• [Source material]
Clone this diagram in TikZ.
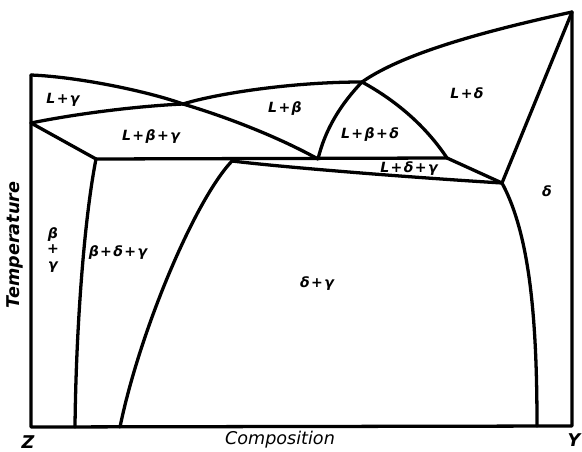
\documentclass[tikz,border=0pt]{standalone}
\usepackage{fontspec}
\setmainfont{DejaVu Sans}
\usetikzlibrary{positioning}

\newcommand{\pls}{\kern0.1em+\kern0.1em}

\begin{document}
\begin{tikzpicture}[
  x=0.03cm, y=-0.03cm,
  font=\fontsize{12}{14}\selectfont\bfseries\itshape,
  bound/.style={line width=2.8pt, line join=round, line cap=round},
  phase/.style={inner sep=1pt},
  axislbl/.style={inner sep=1pt, font=\fontsize{15}{17}\selectfont\itshape},
  cornerlbl/.style={inner sep=1pt, font=\fontsize{15}{17}\selectfont\bfseries\itshape}
]
\useasboundingbox (0,0) rectangle (582,452);

% junction points
\coordinate (Ztop) at (31,75);
\coordinate (Zmid) at (31,123);
\coordinate (Zbot) at (31,427);
\coordinate (Ytop) at (572,12);
\coordinate (Ybot) at (572,426);
\coordinate (eG) at (183,104);
\coordinate (pB) at (362,82);
\coordinate (pL) at (96,159);
\coordinate (pR) at (447,158);
\coordinate (qG) at (318,159);
\coordinate (sD) at (232,161);
\coordinate (eD) at (502,183);
\coordinate (b1) at (75,427);
\coordinate (b2) at (120,427);
\coordinate (b3) at (537,426);

% frame
\draw[bound] (Ztop) -- (Zbot) -- (Ybot) -- (Ytop);

% liquidus
\draw[bound] (Ztop) .. controls (80,77) and (150,92) .. (eG);
\draw[bound] (eG) .. controls (215,94) and (290,82) .. (pB);
\draw[bound] (pB) .. controls (405,52) and (490,30) .. (Ytop);

% three-phase fields
\draw[bound] (Zmid) .. controls (80,113) and (140,106) .. (eG);
\draw[bound] (eG) .. controls (230,118) and (280,138) .. (qG);
\draw[bound] (Zmid) -- (pL);
\draw[bound] (pL) -- (pR);
\draw[bound] (pB) .. controls (340,105) and (325,130) .. (qG);
\draw[bound] (pB) .. controls (395,100) and (425,125) .. (pR);
\draw[bound] (pR) -- (eD);
\draw[bound] (eD) -- (Ytop);
\draw[bound] (sD) .. controls (290,168) and (420,178) .. (eD);

% solvus lines
\draw[bound] (pL) .. controls (84,220) and (76,330) .. (b1);
\draw[bound] (sD) .. controls (195,200) and (140,330) .. (b2);
\draw[bound] (eD) .. controls (530,235) and (537,320) .. (b3);

% phase labels
\node[phase] (lg) at (63,100) {L\pls γ};
\node[phase] (lbg) at (151,137) {L\pls β\pls γ};
\node[phase] (lb) at (285,109) {L\pls β};
\node[phase] (lbd) at (370,135) {L\pls β\pls δ};
\node[phase] (ld) at (467,93) {L\pls δ};
\node[phase] (ldg) at (409,169) {L\pls δ\pls γ};
\node[phase] (d) at (547,191) {δ};
\node[phase, align=center] (bg) at (53,250) {β\\[-1pt]+\\[-1pt]γ};
\node[phase] (bdg) at (118,253) {β\pls δ\pls γ};
\node[phase] (dg) at (317,284) {δ\pls γ};

% axes
\node[cornerlbl, rotate=90] (temp) at (15,245) {Temperature};
\node[axislbl] (comp) at (280,440) {Composition};
\node[cornerlbl] (z) at (28,442) {Z};
\node[cornerlbl] (y) at (574,440) {Y};
\end{tikzpicture}
\end{document}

• [What to work on] Every line of the data should be copied as it stands, without the images.

• [Exercise answer]
Clone this diagram in TikZ.
\documentclass[tikz,border=0pt]{standalone}
\usepackage{fontspec}
\setmainfont{DejaVu Sans}
\usetikzlibrary{positioning}

\newcommand{\pls}{\kern0.1em+\kern0.1em}

\begin{document}
\begin{tikzpicture}[
  x=0.03cm, y=-0.03cm,
  font=\fontsize{12}{14}\selectfont\bfseries\itshape,
  bound/.style={line width=2.8pt, line join=round, line cap=round},
  phase/.style={inner sep=1pt},
  axislbl/.style={inner sep=1pt, font=\fontsize{15}{17}\selectfont\itshape},
  cornerlbl/.style={inner sep=1pt, font=\fontsize{15}{17}\selectfont\bfseries\itshape}
]
\useasboundingbox (0,0) rectangle (582,452);

% junction points
\coordinate (Ztop) at (31,75);
\coordinate (Zmid) at (31,123);
\coordinate (Zbot) at (31,427);
\coordinate (Ytop) at (572,12);
\coordinate (Ybot) at (572,426);
\coordinate (eG) at (183,104);
\coordinate (pB) at (362,82);
\coordinate (pL) at (96,159);
\coordinate (pR) at (447,158);
\coordinate (qG) at (318,159);
\coordinate (sD) at (232,161);
\coordinate (eD) at (502,183);
\coordinate (b1) at (75,427);
\coordinate (b2) at (120,427);
\coordinate (b3) at (537,426);

% frame
\draw[bound] (Ztop) -- (Zbot) -- (Ybot) -- (Ytop);

% liquidus
\draw[bound] (Ztop) .. controls (80,77) and (150,92) .. (eG);
\draw[bound] (eG) .. controls (215,94) and (290,82) .. (pB);
\draw[bound] (pB) .. controls (405,52) and (490,30) .. (Ytop);

% three-phase fields
\draw[bound] (Zmid) .. controls (80,113) and (140,106) .. (eG);
\draw[bound] (eG) .. controls (230,118) and (280,138) .. (qG);
\draw[bound] (Zmid) -- (pL);
\draw[bound] (pL) -- (pR);
\draw[bound] (pB) .. controls (340,105) and (325,130) .. (qG);
\draw[bound] (pB) .. controls (395,100) and (425,125) .. (pR);
\draw[bound] (pR) -- (eD);
\draw[bound] (eD) -- (Ytop);
\draw[bound] (sD) .. controls (290,168) and (420,178) .. (eD);

% solvus lines
\draw[bound] (pL) .. controls (84,220) and (76,330) .. (b1);
\draw[bound] (sD) .. controls (195,200) and (140,330) .. (b2);
\draw[bound] (eD) .. controls (530,235) and (537,320) .. (b3);

% phase labels
\node[phase] (lg) at (63,100) {L\pls γ};
\node[phase] (lbg) at (151,137) {L\pls β\pls γ};
\node[phase] (lb) at (285,109) {L\pls β};
\node[phase] (lbd) at (370,135) {L\pls β\pls δ};
\node[phase] (ld) at (467,93) {L\pls δ};
\node[phase] (ldg) at (409,169) {L\pls δ\pls γ};
\node[phase] (d) at (547,191) {δ};
\node[phase, align=center] (bg) at (53,250) {β\\[-1pt]+\\[-1pt]γ};
\node[phase] (bdg) at (118,253) {β\pls δ\pls γ};
\node[phase] (dg) at (317,284) {δ\pls γ};

% axes
\node[cornerlbl, rotate=90] (temp) at (15,245) {Temperature};
\node[axislbl] (comp) at (280,440) {Composition};
\node[cornerlbl] (z) at (28,442) {Z};
\node[cornerlbl] (y) at (574,440) {Y};
\end{tikzpicture}
\end{document}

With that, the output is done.